= Joseph L. Kelly =

American judge

Joseph L. Kelly

Joseph Luther Kelly (March 4, 1867 – April 14, 1925) was an American lawyer and judge who served twice on the Supreme Court of Appeals of Virginia. He was elected as the president of the court in his first tenure.

==Biography==
Kelly was born in Marion, Smyth County, Virginia, the son of Judge John
A. and Martha (Peck) Kelly. John A. Kelly was a lawyer and
judge of the 16th judicial circuit of Virginia for twenty-five from 1870 to 1895. Martha Peck, daughter of John and Elizabeth Peck, was from Giles county, Virginia.

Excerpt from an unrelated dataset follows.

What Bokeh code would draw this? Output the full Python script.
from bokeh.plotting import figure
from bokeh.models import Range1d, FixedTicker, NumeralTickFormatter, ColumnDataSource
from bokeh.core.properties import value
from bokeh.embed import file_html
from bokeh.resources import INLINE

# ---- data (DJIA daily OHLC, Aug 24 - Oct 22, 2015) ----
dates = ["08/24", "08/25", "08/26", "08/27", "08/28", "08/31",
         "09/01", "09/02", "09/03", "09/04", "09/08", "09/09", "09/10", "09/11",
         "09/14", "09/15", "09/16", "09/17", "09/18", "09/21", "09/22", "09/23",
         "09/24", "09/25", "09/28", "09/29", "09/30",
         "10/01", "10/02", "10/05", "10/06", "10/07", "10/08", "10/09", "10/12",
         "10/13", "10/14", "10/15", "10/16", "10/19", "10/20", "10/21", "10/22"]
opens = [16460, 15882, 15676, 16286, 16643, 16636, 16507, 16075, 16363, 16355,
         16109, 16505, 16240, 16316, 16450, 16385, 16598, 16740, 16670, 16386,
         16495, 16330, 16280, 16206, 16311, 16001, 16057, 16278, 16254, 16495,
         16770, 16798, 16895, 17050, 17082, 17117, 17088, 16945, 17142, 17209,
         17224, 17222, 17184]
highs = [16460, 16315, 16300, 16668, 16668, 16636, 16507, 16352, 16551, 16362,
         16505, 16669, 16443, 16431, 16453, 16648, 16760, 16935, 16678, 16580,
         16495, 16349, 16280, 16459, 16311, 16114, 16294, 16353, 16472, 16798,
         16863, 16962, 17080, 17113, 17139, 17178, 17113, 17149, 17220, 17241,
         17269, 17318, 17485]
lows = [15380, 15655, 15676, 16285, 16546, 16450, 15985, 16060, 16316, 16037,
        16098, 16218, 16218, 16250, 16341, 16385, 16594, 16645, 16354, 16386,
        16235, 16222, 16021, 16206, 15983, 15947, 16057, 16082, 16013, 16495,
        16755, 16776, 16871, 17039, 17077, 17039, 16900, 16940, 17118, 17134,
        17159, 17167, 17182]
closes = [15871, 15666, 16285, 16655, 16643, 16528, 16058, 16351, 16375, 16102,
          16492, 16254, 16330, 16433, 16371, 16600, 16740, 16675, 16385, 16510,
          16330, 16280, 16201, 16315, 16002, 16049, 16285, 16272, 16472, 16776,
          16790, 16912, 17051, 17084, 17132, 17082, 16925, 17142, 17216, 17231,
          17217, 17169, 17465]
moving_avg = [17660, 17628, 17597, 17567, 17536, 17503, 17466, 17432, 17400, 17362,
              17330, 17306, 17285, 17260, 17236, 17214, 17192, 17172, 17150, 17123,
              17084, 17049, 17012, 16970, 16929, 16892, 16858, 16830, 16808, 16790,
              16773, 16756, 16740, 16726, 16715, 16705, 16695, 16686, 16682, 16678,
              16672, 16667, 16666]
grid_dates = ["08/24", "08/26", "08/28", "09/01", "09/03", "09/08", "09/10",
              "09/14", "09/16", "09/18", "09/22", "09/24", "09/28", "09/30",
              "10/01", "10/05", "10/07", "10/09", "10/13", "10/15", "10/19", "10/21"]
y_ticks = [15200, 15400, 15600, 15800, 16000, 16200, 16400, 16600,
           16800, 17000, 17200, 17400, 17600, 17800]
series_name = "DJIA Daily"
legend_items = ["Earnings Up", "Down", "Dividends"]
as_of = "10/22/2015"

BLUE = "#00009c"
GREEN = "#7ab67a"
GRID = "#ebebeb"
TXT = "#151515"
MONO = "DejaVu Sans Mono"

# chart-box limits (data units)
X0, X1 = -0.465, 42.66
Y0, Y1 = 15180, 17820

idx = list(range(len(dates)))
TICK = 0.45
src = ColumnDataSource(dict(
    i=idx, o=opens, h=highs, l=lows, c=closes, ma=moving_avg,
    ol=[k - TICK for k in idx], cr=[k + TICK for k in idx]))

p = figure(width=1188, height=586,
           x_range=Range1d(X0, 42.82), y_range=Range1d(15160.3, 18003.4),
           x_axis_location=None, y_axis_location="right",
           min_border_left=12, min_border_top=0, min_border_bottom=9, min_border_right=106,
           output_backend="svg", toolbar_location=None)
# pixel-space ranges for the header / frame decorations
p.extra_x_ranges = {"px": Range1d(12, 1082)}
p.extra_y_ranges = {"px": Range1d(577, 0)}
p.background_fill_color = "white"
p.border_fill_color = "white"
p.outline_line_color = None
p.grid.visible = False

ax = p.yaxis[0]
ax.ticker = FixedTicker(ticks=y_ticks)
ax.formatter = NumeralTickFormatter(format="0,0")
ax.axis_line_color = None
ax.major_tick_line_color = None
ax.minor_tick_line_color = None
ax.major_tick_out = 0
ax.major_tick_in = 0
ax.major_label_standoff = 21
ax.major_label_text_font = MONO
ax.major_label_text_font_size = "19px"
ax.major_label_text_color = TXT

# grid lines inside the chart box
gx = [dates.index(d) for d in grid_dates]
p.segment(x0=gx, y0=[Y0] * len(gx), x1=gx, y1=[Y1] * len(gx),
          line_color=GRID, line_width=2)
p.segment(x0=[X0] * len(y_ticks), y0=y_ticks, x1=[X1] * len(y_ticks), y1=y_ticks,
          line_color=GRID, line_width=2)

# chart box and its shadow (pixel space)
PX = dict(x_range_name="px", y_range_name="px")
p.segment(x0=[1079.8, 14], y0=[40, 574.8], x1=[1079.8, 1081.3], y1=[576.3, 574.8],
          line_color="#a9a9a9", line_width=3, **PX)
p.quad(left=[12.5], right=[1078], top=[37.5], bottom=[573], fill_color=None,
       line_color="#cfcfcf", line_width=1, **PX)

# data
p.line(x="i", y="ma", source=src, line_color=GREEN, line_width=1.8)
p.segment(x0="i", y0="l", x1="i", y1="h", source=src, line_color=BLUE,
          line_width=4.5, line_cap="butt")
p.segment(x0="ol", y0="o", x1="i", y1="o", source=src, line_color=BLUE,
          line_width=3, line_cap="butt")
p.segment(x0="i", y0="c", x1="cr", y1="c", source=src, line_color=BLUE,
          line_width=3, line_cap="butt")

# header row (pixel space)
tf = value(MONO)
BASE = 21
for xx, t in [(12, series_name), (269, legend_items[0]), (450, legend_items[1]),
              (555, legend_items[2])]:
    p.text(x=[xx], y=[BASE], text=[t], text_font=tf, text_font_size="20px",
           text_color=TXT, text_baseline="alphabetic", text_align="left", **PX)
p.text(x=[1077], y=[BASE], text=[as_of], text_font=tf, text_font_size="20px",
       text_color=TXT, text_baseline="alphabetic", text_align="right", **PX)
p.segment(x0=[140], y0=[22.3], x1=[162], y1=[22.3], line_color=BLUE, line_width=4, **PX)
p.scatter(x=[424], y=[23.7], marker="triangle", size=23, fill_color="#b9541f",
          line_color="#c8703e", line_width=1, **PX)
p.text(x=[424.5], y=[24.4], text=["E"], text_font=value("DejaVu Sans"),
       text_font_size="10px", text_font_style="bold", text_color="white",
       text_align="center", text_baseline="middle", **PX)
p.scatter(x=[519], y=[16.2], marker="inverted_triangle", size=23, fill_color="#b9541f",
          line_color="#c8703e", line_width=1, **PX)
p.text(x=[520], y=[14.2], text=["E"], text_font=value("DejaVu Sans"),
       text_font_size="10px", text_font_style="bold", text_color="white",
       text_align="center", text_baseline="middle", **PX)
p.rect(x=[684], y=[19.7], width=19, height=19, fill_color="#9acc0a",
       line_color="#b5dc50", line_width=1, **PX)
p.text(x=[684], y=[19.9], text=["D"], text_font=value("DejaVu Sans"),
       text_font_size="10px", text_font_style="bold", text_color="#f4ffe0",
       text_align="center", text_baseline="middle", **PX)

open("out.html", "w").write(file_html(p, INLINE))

Joseph L. Kelly's primary education was received in the local schools. In 1881, he entered Emory and Henry College, receiving the Bachelor of Arts degree in 1886 and the Master of Arts degree shortly thereafter. He entered the University of Virginia Law School in 1887 and received the LL. B. degree in 1889. He later received (June 19, 1923) an honorary degree, Doctor of Laws, from Washington and Lee University.

After graduation, he began law practice at Gate City, Scott County, Virginia, in association with Rufus A. Ayers, a former Attorney General of Virginia. They both moved to Big Stone Gap a few years later and continued to practice together until 1895, when Judge Kelly entered into partnership with Joshua Fry Bullitt, Jr. In 1898, he moved to Bristol and the firm maintained offices in both Bristol and Big Stone Gap.

Appointed to the Corporation Court of Bristol, in 1909, Judge Kelly held this position until September 1914, when he was elected to the Supreme Court of Appeals of Virginia. He assumed his duties on that court in January 1914, and was elected president of the court in January 1920. He served until January 31, 1924. At that time, he resigned from the court and returned to practice, opening an office in Lynchburg.

When Judge Frederick W. Sims died in February 1925, Judge Kelly was named to the Supreme Court again. He sat with the court during the March term, 1925 but died shortly thereafter in an accident in his home at Bristol, Virginia.

Kelly was a trustee of Emory and Henry College, a democrat, a Methodist and a member of Kappa Sigma fraternity. He was a member of the Westmoreland and University clubs of Richmond.

On July 29, 1896, he married Mary Eloise Hull, of Marion, Virginia. Their children were: Edith Graham, Kathleen Hull, Mary Bane, Sarah Eloise — and Joseph L. Kelly, Jr (August 27, 1912-April 16, 1999), who also attended the University of Virginia Law School and later practiced law in Norfolk, Virginia.